» What to produce: Set down each line of the data below exactly as it stands, dropping the pictures.

» Supplied information:
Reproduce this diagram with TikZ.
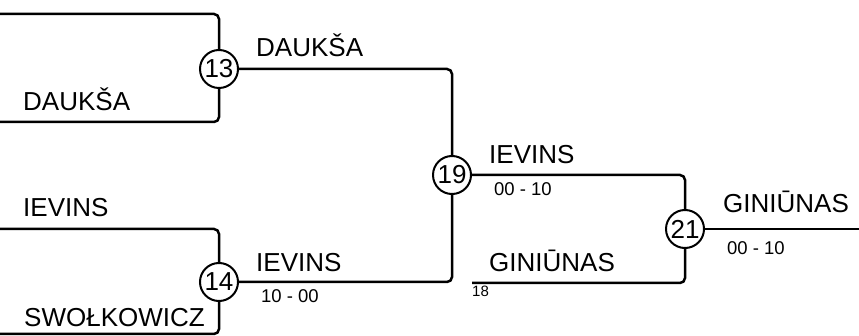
\documentclass[tikz,border=0pt]{standalone}
\usepackage{fontspec}
\setmainfont{Liberation Sans}
\usetikzlibrary{positioning}

\begin{document}
\begin{tikzpicture}[x=1pt,y=-1pt,
    line/.style={line width=2.5pt,rounded corners=5pt},
    match/.style={circle,draw,line width=2pt,minimum size=38pt,inner sep=0pt,
      fill=white,font=\fontsize{26}{26}\selectfont},
    player/.style={anchor=base west,inner sep=0pt,font=\fontsize{26}{26}\selectfont},
    score/.style={anchor=base west,inner sep=0pt,font=\fontsize{18.5}{18.5}\selectfont},
    seed/.style={anchor=base west,inner sep=0pt,font=\fontsize{15}{15}\selectfont}]
  \useasboundingbox (0,0) rectangle (859,336);
  % Matches
  \node[match] (m13) at (219,69) {13};
  \node[match] (m14) at (219,282) {14};
  \node[match] (m19) at (452,175) {19};
  \node[match] (m21) at (685,229) {21};
  % Free ends
  \coordinate (a1) at (0,14);
  \coordinate (a2) at (0,122);
  \coordinate (b1) at (0,229);
  \coordinate (b2) at (0,334);
  \coordinate (c2) at (472,283);
  \coordinate (fin) at (859,229);
  % Bracket lines
  \draw[line] (a1) -| (m13);
  \draw[line] (a2) -| (m13);
  \draw[line] (b1) -| (m14);
  \draw[line] (b2) -| (m14);
  \draw[line] (m13) -| (m19);
  \draw[line] (m14) -| (m19);
  \draw[line] (m19) -| (m21);
  \draw[line] (c2) -| (m21);
  \draw[line] (m21) -- (fin);
  % Names and scores
  \node[player] (p1) at (23,111) {DAUKŠA};
  \node[player] (p2) at (23,217) {IEVINS};
  \node[player] (p3) at (24,327) {SWOŁKOWICZ};
  \node[player] (w13) at (256,57) {DAUKŠA};
  \node[player] (w14) at (256,272) {IEVINS};
  \node[score] (s14) at (261,303) {10 - 00};
  \node[player] (w19) at (489,164) {IEVINS};
  \node[score] (s19) at (494,196) {00 - 10};
  \node[player] (p18) at (489,272) {GINIŪNAS};
  \node[seed] (n18) at (472,297) {18};
  \node[player] (w21) at (723,213) {GINIŪNAS};
  \node[score] (s21) at (727,255) {00 - 10};
\end{tikzpicture}
\end{document}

» Answer below:
Reproduce this diagram with TikZ.
\documentclass[tikz,border=0pt]{standalone}
\usepackage{fontspec}
\setmainfont{Liberation Sans}
\usetikzlibrary{positioning}

\begin{document}
\begin{tikzpicture}[x=1pt,y=-1pt,
    line/.style={line width=2.5pt,rounded corners=5pt},
    match/.style={circle,draw,line width=2pt,minimum size=38pt,inner sep=0pt,
      fill=white,font=\fontsize{26}{26}\selectfont},
    player/.style={anchor=base west,inner sep=0pt,font=\fontsize{26}{26}\selectfont},
    score/.style={anchor=base west,inner sep=0pt,font=\fontsize{18.5}{18.5}\selectfont},
    seed/.style={anchor=base west,inner sep=0pt,font=\fontsize{15}{15}\selectfont}]
  \useasboundingbox (0,0) rectangle (859,336);
  % Matches
  \node[match] (m13) at (219,69) {13};
  \node[match] (m14) at (219,282) {14};
  \node[match] (m19) at (452,175) {19};
  \node[match] (m21) at (685,229) {21};
  % Free ends
  \coordinate (a1) at (0,14);
  \coordinate (a2) at (0,122);
  \coordinate (b1) at (0,229);
  \coordinate (b2) at (0,334);
  \coordinate (c2) at (472,283);
  \coordinate (fin) at (859,229);
  % Bracket lines
  \draw[line] (a1) -| (m13);
  \draw[line] (a2) -| (m13);
  \draw[line] (b1) -| (m14);
  \draw[line] (b2) -| (m14);
  \draw[line] (m13) -| (m19);
  \draw[line] (m14) -| (m19);
  \draw[line] (m19) -| (m21);
  \draw[line] (c2) -| (m21);
  \draw[line] (m21) -- (fin);
  % Names and scores
  \node[player] (p1) at (23,111) {DAUKŠA};
  \node[player] (p2) at (23,217) {IEVINS};
  \node[player] (p3) at (24,327) {SWOŁKOWICZ};
  \node[player] (w13) at (256,57) {DAUKŠA};
  \node[player] (w14) at (256,272) {IEVINS};
  \node[score] (s14) at (261,303) {10 - 00};
  \node[player] (w19) at (489,164) {IEVINS};
  \node[score] (s19) at (494,196) {00 - 10};
  \node[player] (p18) at (489,272) {GINIŪNAS};
  \node[seed] (n18) at (472,297) {18};
  \node[player] (w21) at (723,213) {GINIŪNAS};
  \node[score] (s21) at (727,255) {00 - 10};
\end{tikzpicture}
\end{document}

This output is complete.